● Exercise details
Write again exactly the lines in the listing below, starting at the line with "Reproduce this chart" and ending at the line with "const fmt = (v: any) => Number(v).toFixed(1);", both included. Pictures are not copied.

● Material
^^^^^^^^^^^^^^^^

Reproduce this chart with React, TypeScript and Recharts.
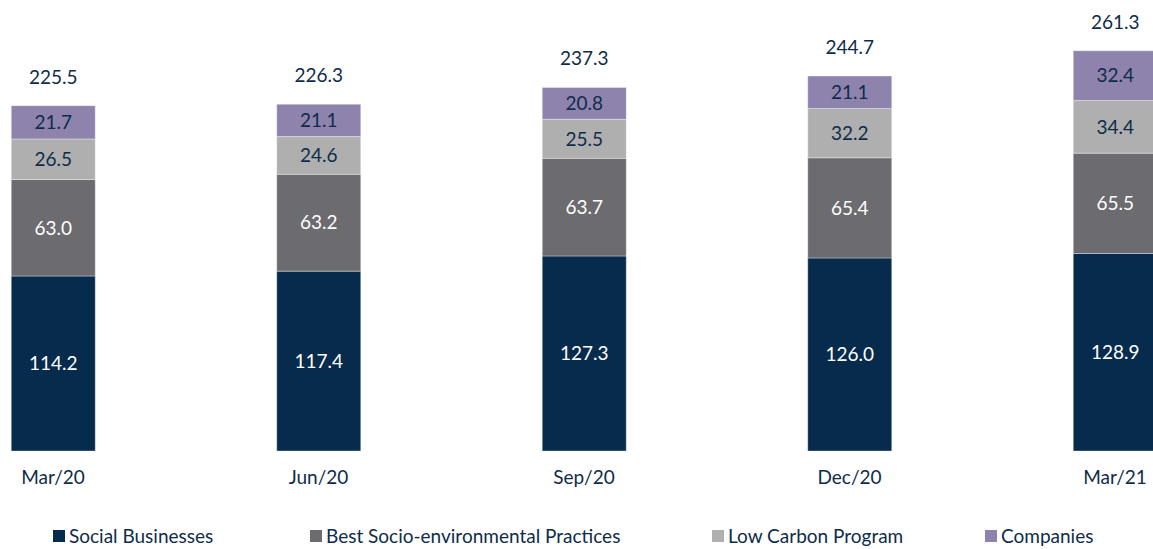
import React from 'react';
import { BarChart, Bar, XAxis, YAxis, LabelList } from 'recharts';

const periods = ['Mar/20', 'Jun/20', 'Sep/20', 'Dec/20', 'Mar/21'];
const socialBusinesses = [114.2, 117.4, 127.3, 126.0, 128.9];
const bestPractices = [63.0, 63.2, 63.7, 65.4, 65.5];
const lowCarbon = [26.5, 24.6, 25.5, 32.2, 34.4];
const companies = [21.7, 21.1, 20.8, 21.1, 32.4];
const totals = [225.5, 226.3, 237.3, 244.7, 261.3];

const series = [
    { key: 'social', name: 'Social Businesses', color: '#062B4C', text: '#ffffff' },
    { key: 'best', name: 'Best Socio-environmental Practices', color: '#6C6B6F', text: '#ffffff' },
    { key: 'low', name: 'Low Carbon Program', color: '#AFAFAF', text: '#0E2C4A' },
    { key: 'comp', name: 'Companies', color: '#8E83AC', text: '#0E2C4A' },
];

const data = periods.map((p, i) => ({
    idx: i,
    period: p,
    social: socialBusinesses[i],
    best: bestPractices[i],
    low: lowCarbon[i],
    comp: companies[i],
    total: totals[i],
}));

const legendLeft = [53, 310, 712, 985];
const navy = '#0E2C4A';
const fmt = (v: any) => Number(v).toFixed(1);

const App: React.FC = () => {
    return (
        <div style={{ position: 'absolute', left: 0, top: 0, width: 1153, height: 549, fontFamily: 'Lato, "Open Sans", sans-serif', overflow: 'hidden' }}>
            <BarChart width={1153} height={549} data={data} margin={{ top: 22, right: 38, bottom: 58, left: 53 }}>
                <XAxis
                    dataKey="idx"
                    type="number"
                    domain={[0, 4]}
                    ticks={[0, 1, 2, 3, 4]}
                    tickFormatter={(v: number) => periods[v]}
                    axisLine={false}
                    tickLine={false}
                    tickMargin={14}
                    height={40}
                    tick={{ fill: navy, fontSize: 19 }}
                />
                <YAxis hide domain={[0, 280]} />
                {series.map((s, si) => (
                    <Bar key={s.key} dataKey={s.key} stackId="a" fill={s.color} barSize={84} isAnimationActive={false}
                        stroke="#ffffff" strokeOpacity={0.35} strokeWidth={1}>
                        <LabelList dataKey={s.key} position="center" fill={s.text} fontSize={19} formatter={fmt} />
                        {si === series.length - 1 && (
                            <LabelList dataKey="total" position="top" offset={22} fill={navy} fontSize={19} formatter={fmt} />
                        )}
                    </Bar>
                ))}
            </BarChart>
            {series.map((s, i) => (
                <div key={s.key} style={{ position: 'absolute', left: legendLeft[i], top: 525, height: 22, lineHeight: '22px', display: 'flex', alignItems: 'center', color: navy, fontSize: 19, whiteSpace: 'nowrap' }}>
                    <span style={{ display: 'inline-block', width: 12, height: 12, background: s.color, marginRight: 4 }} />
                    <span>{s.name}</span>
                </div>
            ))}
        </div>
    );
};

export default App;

^^^^^^^^^^^^^^^^

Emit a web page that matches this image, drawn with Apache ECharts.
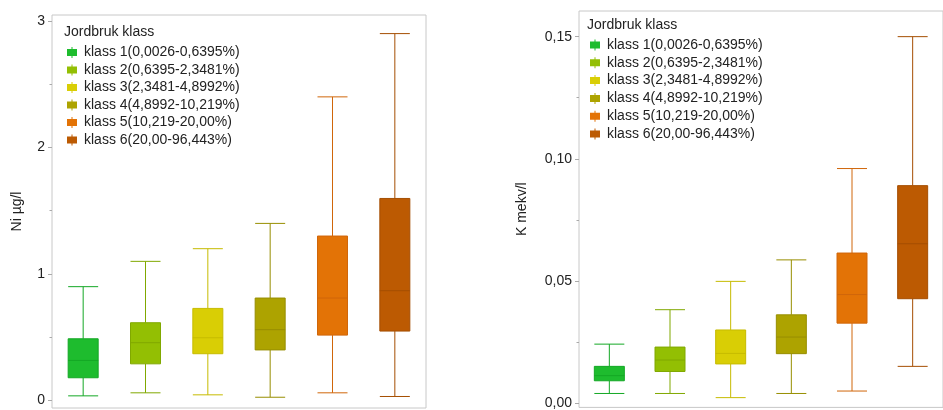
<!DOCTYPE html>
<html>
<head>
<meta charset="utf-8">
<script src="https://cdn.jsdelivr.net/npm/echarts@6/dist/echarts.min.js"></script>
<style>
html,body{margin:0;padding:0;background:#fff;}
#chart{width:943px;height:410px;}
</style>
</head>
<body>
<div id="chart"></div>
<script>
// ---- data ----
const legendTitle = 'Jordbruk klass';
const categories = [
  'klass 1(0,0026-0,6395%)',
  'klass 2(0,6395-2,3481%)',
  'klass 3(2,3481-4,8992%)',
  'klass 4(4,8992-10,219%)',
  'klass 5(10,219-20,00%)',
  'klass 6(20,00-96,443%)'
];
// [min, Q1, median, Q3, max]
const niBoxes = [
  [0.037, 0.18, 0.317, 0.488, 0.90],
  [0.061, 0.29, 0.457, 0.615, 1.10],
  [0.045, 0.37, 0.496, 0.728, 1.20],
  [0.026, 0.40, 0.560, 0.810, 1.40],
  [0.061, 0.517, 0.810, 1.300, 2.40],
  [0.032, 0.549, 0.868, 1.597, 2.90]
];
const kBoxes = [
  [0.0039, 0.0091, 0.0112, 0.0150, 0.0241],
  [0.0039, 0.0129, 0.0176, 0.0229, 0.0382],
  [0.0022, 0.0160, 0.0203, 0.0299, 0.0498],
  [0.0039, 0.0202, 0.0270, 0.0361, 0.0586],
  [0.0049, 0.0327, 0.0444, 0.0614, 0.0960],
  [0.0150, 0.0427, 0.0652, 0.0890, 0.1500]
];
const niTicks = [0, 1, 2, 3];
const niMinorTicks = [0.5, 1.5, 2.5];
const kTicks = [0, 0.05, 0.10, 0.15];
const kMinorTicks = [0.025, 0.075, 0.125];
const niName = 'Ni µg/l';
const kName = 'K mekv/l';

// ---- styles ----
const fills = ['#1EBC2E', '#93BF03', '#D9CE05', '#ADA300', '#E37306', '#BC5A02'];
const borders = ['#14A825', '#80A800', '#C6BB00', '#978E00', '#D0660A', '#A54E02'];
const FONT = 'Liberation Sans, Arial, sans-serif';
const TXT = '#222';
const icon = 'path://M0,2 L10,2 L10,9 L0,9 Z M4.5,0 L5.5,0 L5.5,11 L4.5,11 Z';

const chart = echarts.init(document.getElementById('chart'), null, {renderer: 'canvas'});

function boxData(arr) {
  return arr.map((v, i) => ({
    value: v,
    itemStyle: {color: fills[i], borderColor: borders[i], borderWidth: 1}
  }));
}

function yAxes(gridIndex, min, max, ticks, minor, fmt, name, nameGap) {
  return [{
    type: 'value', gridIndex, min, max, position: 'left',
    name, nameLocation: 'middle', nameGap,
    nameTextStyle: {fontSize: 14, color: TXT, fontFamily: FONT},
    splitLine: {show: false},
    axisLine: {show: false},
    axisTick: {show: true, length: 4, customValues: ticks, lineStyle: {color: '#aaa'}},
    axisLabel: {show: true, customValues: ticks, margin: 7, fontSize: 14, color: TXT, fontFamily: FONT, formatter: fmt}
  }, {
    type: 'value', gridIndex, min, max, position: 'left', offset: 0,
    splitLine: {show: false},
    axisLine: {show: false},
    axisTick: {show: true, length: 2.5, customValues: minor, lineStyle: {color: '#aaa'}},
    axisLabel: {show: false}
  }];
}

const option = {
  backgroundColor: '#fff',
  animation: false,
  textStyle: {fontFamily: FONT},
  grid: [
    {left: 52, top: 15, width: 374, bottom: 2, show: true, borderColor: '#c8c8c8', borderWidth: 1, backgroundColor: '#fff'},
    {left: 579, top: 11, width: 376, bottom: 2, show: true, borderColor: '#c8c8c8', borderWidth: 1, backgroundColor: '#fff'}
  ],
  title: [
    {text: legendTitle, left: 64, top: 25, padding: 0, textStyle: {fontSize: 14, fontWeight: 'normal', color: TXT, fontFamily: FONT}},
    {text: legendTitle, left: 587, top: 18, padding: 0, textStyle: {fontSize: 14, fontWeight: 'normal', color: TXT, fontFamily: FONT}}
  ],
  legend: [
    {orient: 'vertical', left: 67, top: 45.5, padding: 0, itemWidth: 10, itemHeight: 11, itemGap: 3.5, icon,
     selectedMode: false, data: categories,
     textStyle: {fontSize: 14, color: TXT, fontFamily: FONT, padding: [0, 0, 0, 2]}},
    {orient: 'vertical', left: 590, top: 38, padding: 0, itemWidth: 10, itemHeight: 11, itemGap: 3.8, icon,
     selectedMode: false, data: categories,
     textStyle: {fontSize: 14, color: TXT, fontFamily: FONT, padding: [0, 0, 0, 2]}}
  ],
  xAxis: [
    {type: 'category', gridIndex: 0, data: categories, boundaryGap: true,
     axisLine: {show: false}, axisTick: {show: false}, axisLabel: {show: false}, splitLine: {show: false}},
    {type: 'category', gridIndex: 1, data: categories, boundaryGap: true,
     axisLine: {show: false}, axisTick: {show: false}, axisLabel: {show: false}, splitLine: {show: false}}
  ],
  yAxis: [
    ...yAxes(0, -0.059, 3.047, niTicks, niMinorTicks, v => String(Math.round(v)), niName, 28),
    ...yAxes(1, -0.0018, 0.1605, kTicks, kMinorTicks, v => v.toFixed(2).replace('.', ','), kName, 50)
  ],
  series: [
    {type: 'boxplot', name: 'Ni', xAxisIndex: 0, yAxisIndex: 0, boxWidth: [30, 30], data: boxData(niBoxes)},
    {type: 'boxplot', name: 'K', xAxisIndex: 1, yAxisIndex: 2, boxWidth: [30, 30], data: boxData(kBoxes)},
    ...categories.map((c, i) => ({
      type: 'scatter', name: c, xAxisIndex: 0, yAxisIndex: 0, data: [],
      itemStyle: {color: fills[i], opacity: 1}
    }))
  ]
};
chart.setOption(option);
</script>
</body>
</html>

^^^^^^^^^^^^^^^^

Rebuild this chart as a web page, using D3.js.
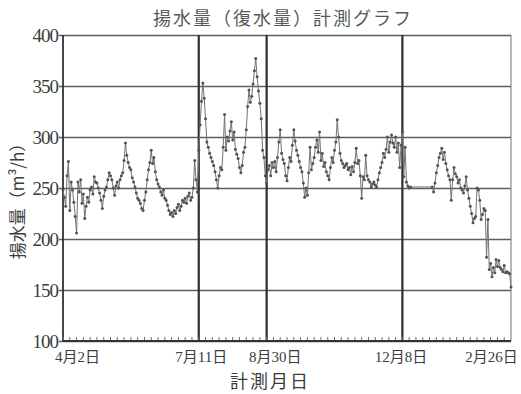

^^^^^^^^^^^^^^^^

● Reply
Reproduce this chart with React, TypeScript and Recharts.
import React from 'react';
import { BarChart, Bar, XAxis, YAxis, LabelList } from 'recharts';

const periods = ['Mar/20', 'Jun/20', 'Sep/20', 'Dec/20', 'Mar/21'];
const socialBusinesses = [114.2, 117.4, 127.3, 126.0, 128.9];
const bestPractices = [63.0, 63.2, 63.7, 65.4, 65.5];
const lowCarbon = [26.5, 24.6, 25.5, 32.2, 34.4];
const companies = [21.7, 21.1, 20.8, 21.1, 32.4];
const totals = [225.5, 226.3, 237.3, 244.7, 261.3];

const series = [
    { key: 'social', name: 'Social Businesses', color: '#062B4C', text: '#ffffff' },
    { key: 'best', name: 'Best Socio-environmental Practices', color: '#6C6B6F', text: '#ffffff' },
    { key: 'low', name: 'Low Carbon Program', color: '#AFAFAF', text: '#0E2C4A' },
    { key: 'comp', name: 'Companies', color: '#8E83AC', text: '#0E2C4A' },
];

const data = periods.map((p, i) => ({
    idx: i,
    period: p,
    social: socialBusinesses[i],
    best: bestPractices[i],
    low: lowCarbon[i],
    comp: companies[i],
    total: totals[i],
}));

const legendLeft = [53, 310, 712, 985];
const navy = '#0E2C4A';
const fmt = (v: any) => Number(v).toFixed(1);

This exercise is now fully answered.